The standing expectations here make this a difficult team to assess. Oklahoma fans may feel differently, but my lukewarm opinion of both Jones and the defense is emblematic of a lukewarm season for a program that always judges itself on a national level, and (as usual) was widely expected to compete for the national championship. By that standard, the 2012 Sooners turned out to be stepping stones to the ambitions of other contenders, serving as the most impressive victims for both Kansas State and Notre Dame, both convincing winners in Memorial Stadium. Those two games marked the first time under Stoops Oklahoma has lost two home games in the same season; through the first 13 years of Stoops' tenure, they'd only lost two home games, period.
The Sooners won a share of a championship, but as minority stakeholders. They won ten games, but none against a team that is likely to be ranked when the new polls are released are Sunday, and the last four of which were all decided by a touchdown or less. Two of those were come-from-behind, skin-of-the-teeth affairs that required Oklahoma touchdowns in the final 30 seconds of regulation. When this outfit makes it to a BCS game – if this outfit makes it to a BCS game – the 'OU' on the side of the helmet will have a lot to do with it, but even according to that bar they've still got a lot to prove.

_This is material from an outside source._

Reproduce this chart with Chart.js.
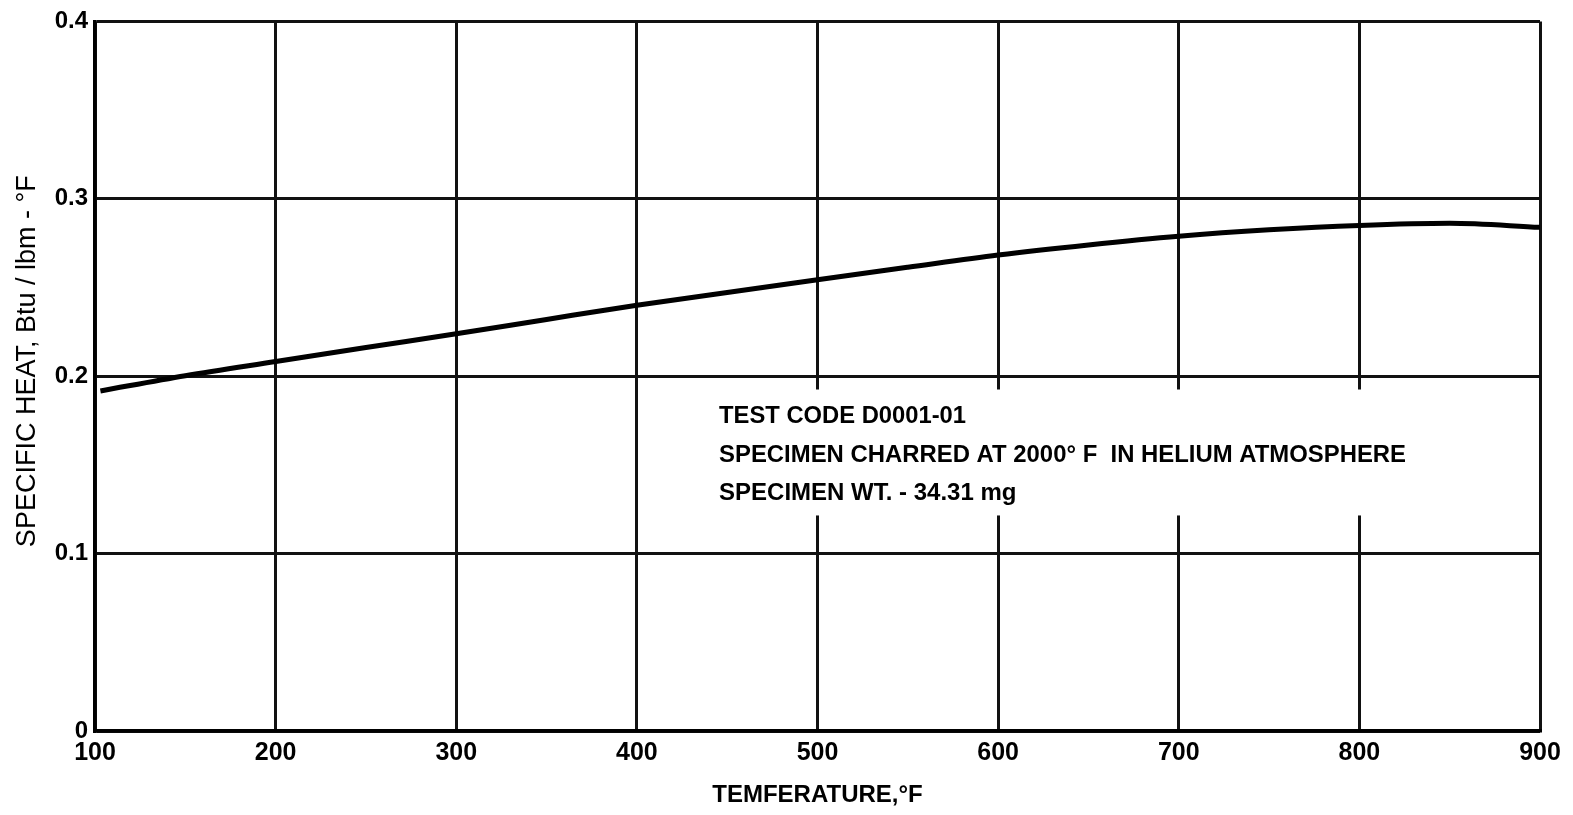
<!DOCTYPE html>
<html>
<head>
<meta charset="utf-8">
<script src="https://cdn.jsdelivr.net/npm/chart.js@4/dist/chart.umd.min.js"></script>
<style>
  html, body { margin: 0; padding: 0; background: #fff; }
  .wrap { width: 1573px; height: 815px; position: relative; }
</style>
</head>
<body>
<div class="wrap"><canvas id="heatChart"></canvas></div>
<script>
// readings (temperature, specific heat)
const temps = [103, 150, 200, 250, 300, 350, 400, 450, 500, 550, 600, 650, 700, 750, 800, 850, 900];
const specificHeat = [0.1917, 0.2003, 0.2083, 0.2162, 0.2239, 0.2320, 0.2400, 0.2472, 0.2544, 0.2614, 0.2683, 0.2740, 0.2789, 0.2825, 0.2850, 0.2862, 0.2839];
const xTicks = [100, 200, 300, 400, 500, 600, 700, 800, 900];
const yTicks = [0, 0.1, 0.2, 0.3, 0.4];

const noteLines = [
  "TEST CODE D0001-01",
  "SPECIMEN CHARRED AT 2000° F  IN HELIUM ATMOSPHERE",
  "SPECIMEN WT. - 34.31 mg"
];

// note box, placed in data units
const noteBox = { x0: 437, x1: 834, y0: 0.1925, y1: 0.1215 };
const noteText = { x: 445.5, y: [0.1771, 0.1553, 0.1341], w: [247, 687, 304] };

const ink = "#111";
const fontFam = "'Liberation Sans', Arial, sans-serif";

const notePlugin = {
  id: "note",
  beforeDatasetsDraw(chart) {
    const { ctx, scales } = chart;
    const x = scales.x, y = scales.y;
    ctx.save();
    ctx.fillStyle = "#fff";
    const left = x.getPixelForValue(noteBox.x0);
    const right = x.getPixelForValue(noteBox.x1);
    const top = y.getPixelForValue(noteBox.y0);
    const bottom = y.getPixelForValue(noteBox.y1);
    ctx.fillRect(left, top, right - left, bottom - top);

    ctx.fillStyle = "#000";
    ctx.font = "bold 24px " + fontFam;
    ctx.textBaseline = "middle";
    ctx.textAlign = "left";
    noteLines.forEach((line, i) => {
      ctx.fillText(line, x.getPixelForValue(noteText.x), y.getPixelForValue(noteText.y[i]), noteText.w[i]);
    });
    ctx.restore();
  }
};

const points = temps.map((t, i) => ({ x: t, y: specificHeat[i] }));

new Chart(document.getElementById("heatChart"), {
  type: "line",
  data: {
    datasets: [
      {
        data: points,
        borderColor: "#000",
        borderWidth: 5,
        pointRadius: 0,
        cubicInterpolationMode: "monotone",
        fill: false,
      },
    ],
  },
  options: {
    responsive: true,
    maintainAspectRatio: false,
    animation: false,
    layout: { padding: { top: 15, right: 33, left: 0, bottom: 0 } },
    plugins: {
      legend: { display: false },
      tooltip: { enabled: false },
    },
    scales: {
      x: {
        type: "linear",
        min: 100,
        max: 900,
        afterBuildTicks: (s) => { s.ticks = xTicks.map((v) => ({ value: v })); },
        afterFit: (s) => { s.height = 84; },
        ticks: {
          color: "#000",
          padding: 7,
          maxRotation: 0,
          autoSkip: false,
          font: { family: fontFam, size: 25, weight: "bold" },
        },
        grid: { color: ink, lineWidth: 3, drawTicks: false },
        border: { color: "#000", width: 3.5 },
        title: {
          display: true,
          text: "TEMFERATURE,°F",
          color: "#000",
          font: { family: fontFam, size: 24, weight: "bold" },
          padding: { top: 0, bottom: 5 },
        },
      },
      y: {
        min: 0,
        max: 0.4,
        afterBuildTicks: (s) => { s.ticks = yTicks.map((v) => ({ value: v })); },
        afterFit: (s) => { s.width = 95; },
        ticks: {
          color: "#000",
          padding: 7,
          autoSkip: false,
          callback: (v) => (v === 0 ? "0" : v.toFixed(1)),
          font: { family: fontFam, size: 24, weight: "bold" },
        },
        grid: { color: ink, lineWidth: 3, drawTicks: false },
        border: { color: "#000", width: 3.5 },
        title: {
          display: true,
          text: "\u00a0\u00a0\u00a0\u00a0SPECIFIC HEAT, Btu / lbm - °F",
          color: "#000",
          font: { family: fontFam, size: 27 },
          padding: { top: 11, bottom: 0 },
        },
      },
    },
  },
  plugins: [notePlugin],
});
</script>
</body>
</html>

5. Record-wise, TCU's Big 12 debut is certainly not going to go down as a smashing success: The Horned Frogs' fifth defeat of the season is their most since 2007 and matches the loss column from 2008-11 combined. It also ends the Frogs' hopes of climbing back in the final polls after four consecutive finishes in the top 15. But consider the circumstances: In the first place, TCU began the season as the youngest team in the conference before a ball was ever snapped, having lost at least three likely starters to an offseason drug bust and its most experienced tailback to an unexpected withdrawal from school. By midseason, the Frogs had lost another tailback for the season, lost their starting quarterback to a DUI and were dealing with myriad injuries to starters on both sides of the ball, including their best player, defensive end Stansly Maponga. Altogether, TCU played as many freshmen this season (16) than any other team in the nation. It had to retool the offense to suit the less experienced, more run-oriented Trevone Boykin after the exile of Casey Pachall. In one fashion or another, the Frogs were a team in flux for nearly the entire calendar year of 2012.

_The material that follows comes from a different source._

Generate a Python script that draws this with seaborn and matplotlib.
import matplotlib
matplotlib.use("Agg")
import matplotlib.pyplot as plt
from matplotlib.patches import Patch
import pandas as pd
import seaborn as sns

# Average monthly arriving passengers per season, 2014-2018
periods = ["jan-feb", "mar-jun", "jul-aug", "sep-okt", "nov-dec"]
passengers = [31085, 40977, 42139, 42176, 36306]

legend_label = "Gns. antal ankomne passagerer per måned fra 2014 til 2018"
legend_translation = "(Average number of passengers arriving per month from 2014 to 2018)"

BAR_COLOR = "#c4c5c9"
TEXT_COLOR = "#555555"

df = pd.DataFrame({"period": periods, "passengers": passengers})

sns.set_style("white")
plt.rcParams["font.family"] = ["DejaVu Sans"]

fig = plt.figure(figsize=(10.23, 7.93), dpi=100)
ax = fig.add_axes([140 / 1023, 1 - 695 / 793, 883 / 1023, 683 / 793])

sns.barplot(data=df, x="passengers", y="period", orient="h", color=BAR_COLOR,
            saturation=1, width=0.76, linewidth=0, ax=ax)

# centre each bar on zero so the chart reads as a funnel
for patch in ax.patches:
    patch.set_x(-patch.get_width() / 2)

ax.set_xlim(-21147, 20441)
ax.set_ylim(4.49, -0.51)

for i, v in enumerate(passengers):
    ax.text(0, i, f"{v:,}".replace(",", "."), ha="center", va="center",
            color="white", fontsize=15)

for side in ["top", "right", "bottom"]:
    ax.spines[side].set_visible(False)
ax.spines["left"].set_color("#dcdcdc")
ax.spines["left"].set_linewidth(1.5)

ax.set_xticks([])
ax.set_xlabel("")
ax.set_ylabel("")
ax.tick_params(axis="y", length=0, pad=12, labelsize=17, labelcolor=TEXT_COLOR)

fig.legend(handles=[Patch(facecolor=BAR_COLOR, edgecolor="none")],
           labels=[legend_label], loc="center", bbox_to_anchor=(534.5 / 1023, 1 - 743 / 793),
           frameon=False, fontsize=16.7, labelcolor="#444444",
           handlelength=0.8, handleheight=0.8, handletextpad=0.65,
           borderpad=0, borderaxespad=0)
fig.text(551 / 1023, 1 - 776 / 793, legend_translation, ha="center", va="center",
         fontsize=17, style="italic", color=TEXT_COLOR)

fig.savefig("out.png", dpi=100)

Again, expectations after four years of running roughshod over the Mountain West may have been slightly skewed. But grading on a curve, a winning overall record in a new, tougher conference, with road wins over Texas, Baylor and West Virginia, is not a bad foundation to build on. At the very least, if there were any questions about TCU's viability as a Big 12 program, they've been put to bed. This is as vulnerable a team as Gary Patterson has fielded in years, and it still managed to hold its own. It should be the most vulnerable he fields for years to come. When it's back to business as usual, the Frogs are not far from emerging as contenders.